> [Task goal]: Omit every picture, then give all the entries again exactly.

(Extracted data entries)
* * * * *
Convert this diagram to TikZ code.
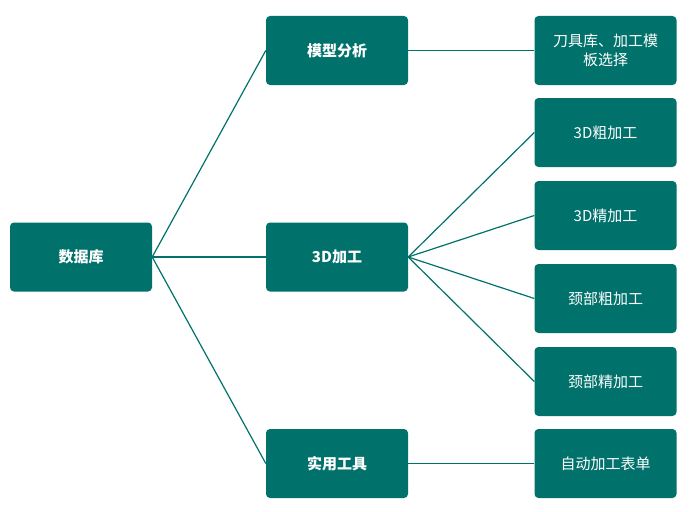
\documentclass[tikz,border=0pt]{standalone}
\usepackage{fontspec}
\setmainfont{Noto Sans CJK SC}
\newfontfamily\cjkb{Noto Sans CJK SC Bold}
\definecolor{teal1}{HTML}{00716B}
\begin{document}
\begin{tikzpicture}[x=1pt,y=-1pt,
 bx/.style={fill=teal1,rounded corners=4pt,minimum width=142pt,minimum height=69pt,text=white,align=center,inner sep=2pt,font=\fontsize{15}{19}\selectfont},
 bb/.style={bx,font=\fontsize{15}{19}\selectfont\bfseries},
 ln/.style={draw=teal1,line width=1.2pt}]
\useasboundingbox (0,0) rectangle (695,511);
\node[bb] (db) at (81,257) {数据库};
\node[bb] (mx) at (337,50.5) {模型分析};
\node[bb] (d3) at (337,257) {3D加工};
\node[bb] (sy) at (337,463.5) {实用工具};
\node[bx,text width=138pt] (r1) at (605.5,50.5) {刀具库、加工模\\板选择};
\node[bx] (r2) at (605.5,132.5) {3D粗加工};
\node[bx] (r3) at (605.5,215.5) {3D精加工};
\node[bx] (r4) at (605.5,298.5) {颈部粗加工};
\node[bx] (r5) at (605.5,381.5) {颈部精加工};
\node[bx] (r6) at (605.5,463.5) {自动加工表单};
\foreach \t in {mx,d3,sy} \draw[ln] (db.east) -- (\t.west);
\foreach \t in {r2,r3,r4,r5} \draw[ln] (d3.east) -- (\t.west);
\draw[ln] (mx.east) -- (r1.west);
\draw[ln] (sy.east) -- (r6.west);
\end{tikzpicture}
\end{document}
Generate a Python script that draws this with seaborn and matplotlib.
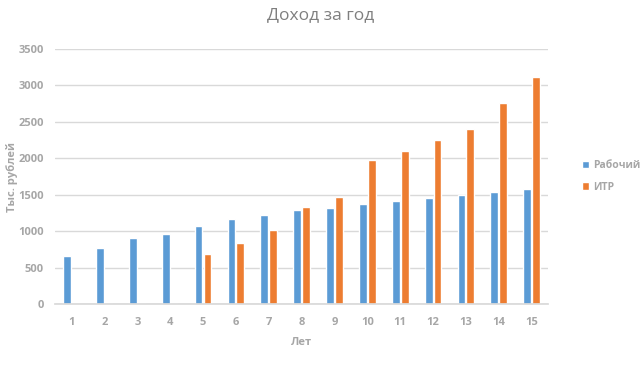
import pandas as pd
import matplotlib.pyplot as plt
import seaborn as sns

sns.set_theme(style="white")
plt.rcParams['font.family'] = ['Open Sans', 'DejaVu Sans']

# data
years = list(range(1, 16))
worker = [665, 775, 900, 965, 1075, 1170, 1225, 1295, 1320, 1375, 1420, 1460, 1500, 1540, 1585]
itr = [0, 0, 0, 0, 690, 842, 1020, 1336, 1473, 1981, 2104, 2255, 2406, 2763, 3120]
series_names = ['Рабочий', 'ИТР']
colors = ['#5B9BD5', '#ED7D31']

df = pd.DataFrame({
    'year': years * 2,
    'value': worker + itr,
    'series': [series_names[0]] * len(years) + [series_names[1]] * len(years),
})

grey = '#A6A6A6'
fs = 8

fig = plt.figure(figsize=(6.41, 3.74), dpi=100)
ax = fig.add_axes([0.086, 0.187, 0.769, 0.682])
sns.barplot(data=df, x='year', y='value', hue='series', palette=colors,
            width=0.54, gap=0.12, ax=ax, saturation=1, legend=True)

ax.set_ylim(0, 3500)
ax.set_xlim(-0.5, 14.5)
ax.set_yticks(range(0, 3501, 500))
ax.yaxis.grid(True, color='#D9D9D9', linewidth=1)
ax.set_axisbelow(True)
for s in ['top', 'right', 'left']:
    ax.spines[s].set_visible(False)
ax.spines['bottom'].set_color('#D9D9D9')
ax.tick_params(axis='both', length=0, colors=grey, labelsize=fs)
ax.tick_params(axis='x', pad=9)
ax.tick_params(axis='y', pad=8)
for lbl in ax.get_xticklabels() + ax.get_yticklabels():
    lbl.set_fontweight('bold')

ax.set_xlabel('Лет', color=grey, fontsize=fs, fontweight='bold', labelpad=7)
ax.set_ylabel('Тыс. рублей', color=grey, fontsize=fs, fontweight='bold', va='center')
ax.yaxis.set_label_coords(-0.087, 0.5)
fig.suptitle('Доход за год', x=0.5, y=0.98, color='#7F7F7F', fontsize=12.5)

leg = ax.legend(loc='center left', bbox_to_anchor=(1.06, 0.5), frameon=False,
                handlelength=0.7, handleheight=0.7, handletextpad=0.35,
                labelspacing=1.0, fontsize=7.5, borderaxespad=0)
for t in leg.get_texts():
    t.set_color(grey)
    t.set_fontweight('bold')

fig.savefig('out.png', dpi=100)
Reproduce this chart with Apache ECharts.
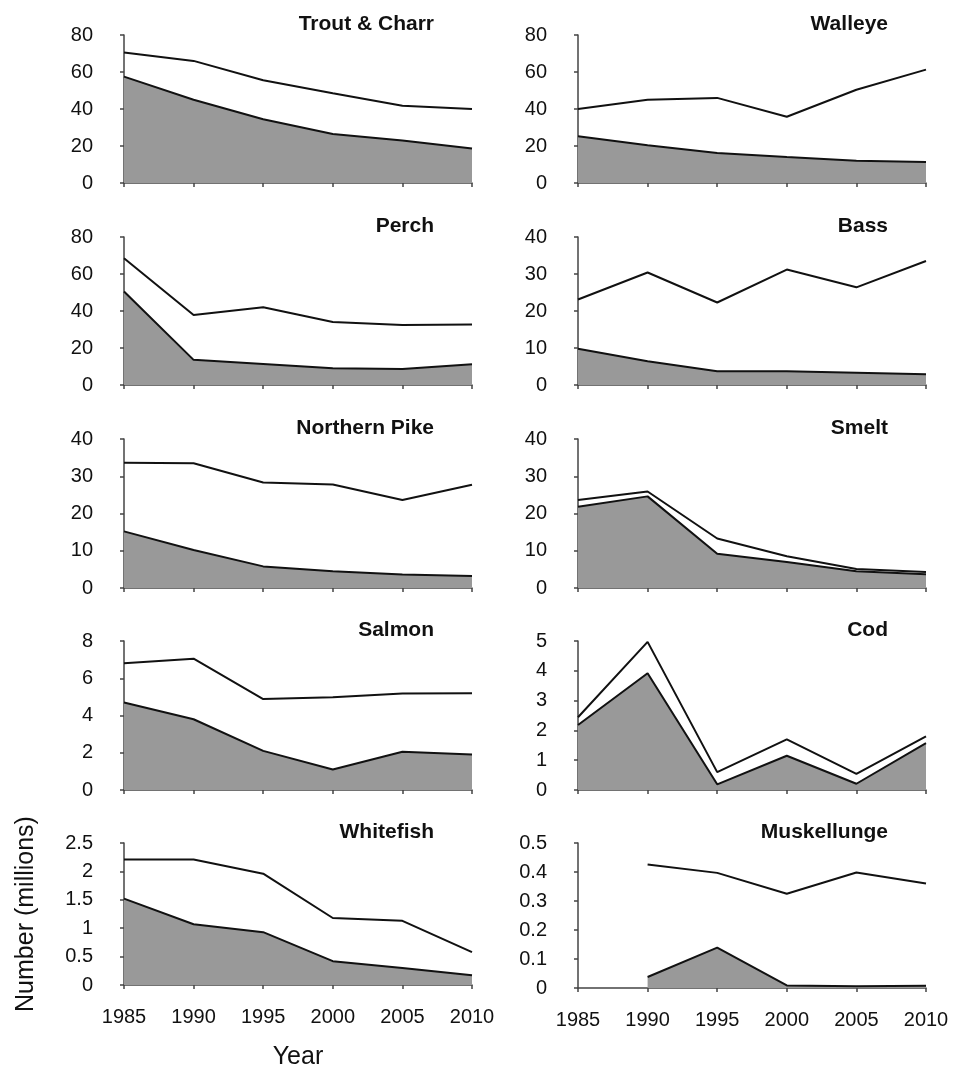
* * * * *
> [Task result]:
Convert this diagram to TikZ code.
\documentclass[tikz,border=0pt]{standalone}
\usepackage{fontspec}
\setmainfont{Noto Sans CJK SC}
\newfontfamily\cjkb{Noto Sans CJK SC Bold}
\definecolor{teal1}{HTML}{00716B}
\begin{document}
\begin{tikzpicture}[x=1pt,y=-1pt,
 bx/.style={fill=teal1,rounded corners=4pt,minimum width=142pt,minimum height=69pt,text=white,align=center,inner sep=2pt,font=\fontsize{15}{19}\selectfont},
 bb/.style={bx,font=\fontsize{15}{19}\selectfont\bfseries},
 ln/.style={draw=teal1,line width=1.2pt}]
\useasboundingbox (0,0) rectangle (695,511);
\node[bb] (db) at (81,257) {数据库};
\node[bb] (mx) at (337,50.5) {模型分析};
\node[bb] (d3) at (337,257) {3D加工};
\node[bb] (sy) at (337,463.5) {实用工具};
\node[bx,text width=138pt] (r1) at (605.5,50.5) {刀具库、加工模\\板选择};
\node[bx] (r2) at (605.5,132.5) {3D粗加工};
\node[bx] (r3) at (605.5,215.5) {3D精加工};
\node[bx] (r4) at (605.5,298.5) {颈部粗加工};
\node[bx] (r5) at (605.5,381.5) {颈部精加工};
\node[bx] (r6) at (605.5,463.5) {自动加工表单};
\foreach \t in {mx,d3,sy} \draw[ln] (db.east) -- (\t.west);
\foreach \t in {r2,r3,r4,r5} \draw[ln] (d3.east) -- (\t.west);
\draw[ln] (mx.east) -- (r1.west);
\draw[ln] (sy.east) -- (r6.west);
\end{tikzpicture}
\end{document}
Generate a Python script that draws this with seaborn and matplotlib.
import pandas as pd
import matplotlib.pyplot as plt
import seaborn as sns

sns.set_theme(style="white")
plt.rcParams['font.family'] = ['Open Sans', 'DejaVu Sans']

# data
years = list(range(1, 16))
worker = [665, 775, 900, 965, 1075, 1170, 1225, 1295, 1320, 1375, 1420, 1460, 1500, 1540, 1585]
itr = [0, 0, 0, 0, 690, 842, 1020, 1336, 1473, 1981, 2104, 2255, 2406, 2763, 3120]
series_names = ['Рабочий', 'ИТР']
colors = ['#5B9BD5', '#ED7D31']

df = pd.DataFrame({
    'year': years * 2,
    'value': worker + itr,
    'series': [series_names[0]] * len(years) + [series_names[1]] * len(years),
})

grey = '#A6A6A6'
fs = 8

fig = plt.figure(figsize=(6.41, 3.74), dpi=100)
ax = fig.add_axes([0.086, 0.187, 0.769, 0.682])
sns.barplot(data=df, x='year', y='value', hue='series', palette=colors,
            width=0.54, gap=0.12, ax=ax, saturation=1, legend=True)

ax.set_ylim(0, 3500)
ax.set_xlim(-0.5, 14.5)
ax.set_yticks(range(0, 3501, 500))
ax.yaxis.grid(True, color='#D9D9D9', linewidth=1)
ax.set_axisbelow(True)
for s in ['top', 'right', 'left']:
    ax.spines[s].set_visible(False)
ax.spines['bottom'].set_color('#D9D9D9')
ax.tick_params(axis='both', length=0, colors=grey, labelsize=fs)
ax.tick_params(axis='x', pad=9)
ax.tick_params(axis='y', pad=8)
for lbl in ax.get_xticklabels() + ax.get_yticklabels():
    lbl.set_fontweight('bold')

ax.set_xlabel('Лет', color=grey, fontsize=fs, fontweight='bold', labelpad=7)
ax.set_ylabel('Тыс. рублей', color=grey, fontsize=fs, fontweight='bold', va='center')
ax.yaxis.set_label_coords(-0.087, 0.5)
fig.suptitle('Доход за год', x=0.5, y=0.98, color='#7F7F7F', fontsize=12.5)

leg = ax.legend(loc='center left', bbox_to_anchor=(1.06, 0.5), frameon=False,
                handlelength=0.7, handleheight=0.7, handletextpad=0.35,
                labelspacing=1.0, fontsize=7.5, borderaxespad=0)
for t in leg.get_texts():
    t.set_color(grey)
    t.set_fontweight('bold')

fig.savefig('out.png', dpi=100)
Reproduce this chart with Apache ECharts.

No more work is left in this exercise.